Ben Crosby, Meredith, New Hampshire

All of the kids instantly acted as though they had known us for their entire lives. They were quick to jump on our backs and hold our hands as we walked through El Baté.

Andrew Jonash, Newton, Massachusetts

I loved not having plans and letting everything just happen, the crazy things that never happen in the United States, and the moments where you think if people back home could see me now!

Elias Giangrande, New York, New York

Nobody knows a reality check to the extent that we just experienced working for and playing with the stateless children in the Dominican Republic.  As much pride as we took in the hole we were tasked with digging—which we did not come close to our eight-foot-goal—my favorite part was the kids.  The first day, I had probably 15-20 little boys chasing me with sticks after I challenged a couple to a bat swordfight.
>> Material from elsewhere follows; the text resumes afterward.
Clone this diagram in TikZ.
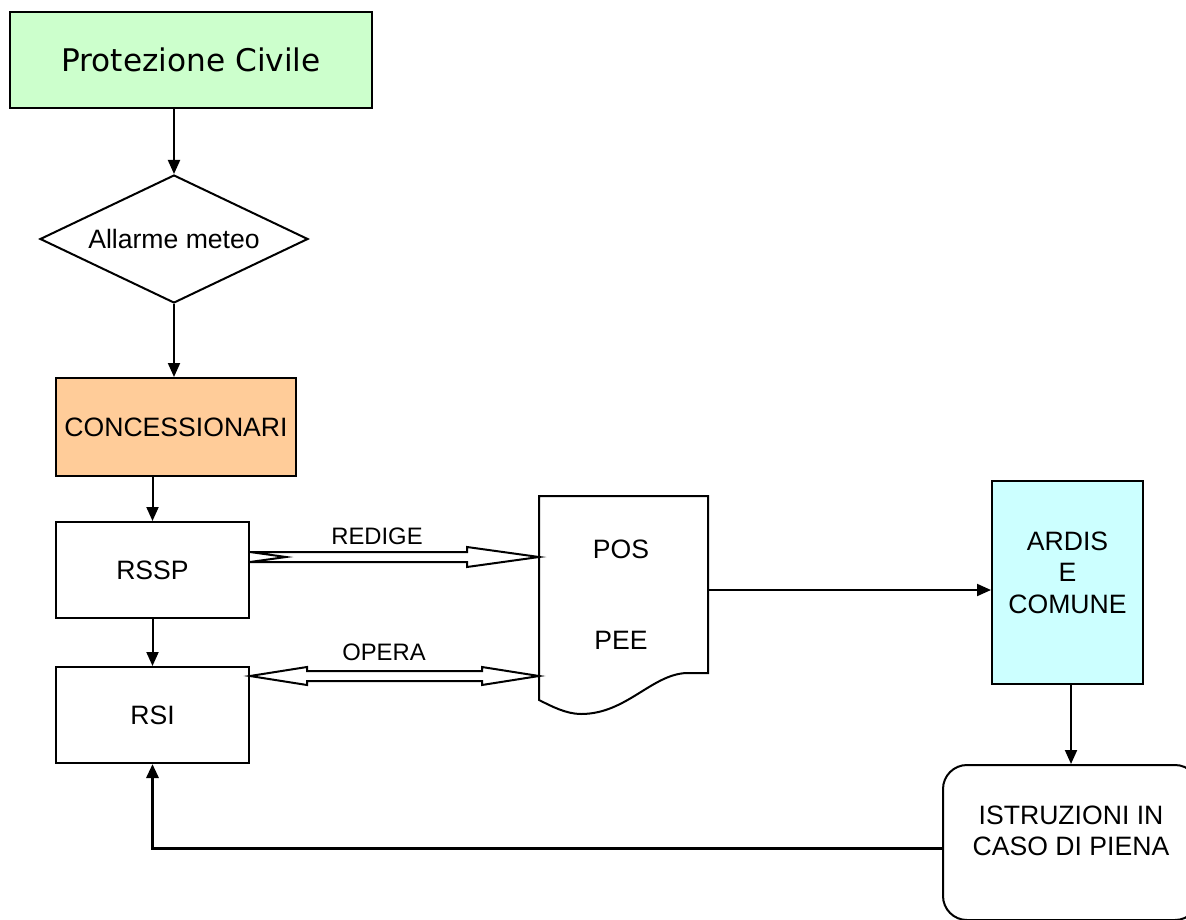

I hope somebody got a photo of three boys tackling and climbing onto my back while I fell to my knees with the rest crawling around me; sticks ready for me to start back up for the eighth time.  I’ll always remember that. 

John Carter, Old Lyme, New Hampshire

The Dominican Republic was my favorite place we have been yet.  I had a strong connection with the locals because of how much time that we spent with them.  I was so sad to leave all of the kids that loved us so much.  We are leaving this Saturday, and I can’t wait to come back to the same place, but it will never be the same as it was on this trip.


It’s been two months, we’ve traveled 2,000 nautical miles; been to different countries; discovered a whaling culture in Bequia; picked and planted cocoa in Grenada; worked on a thirty-five foot canoe in the BVI’s; and we have helped to build a school for stateless children here in the D.R.  We have made connections with many different people, contributed to many different projects, and experienced cultures that we didn’t even know existed beforehand.  All while others our age were at home, playing video games, or falling asleep in class.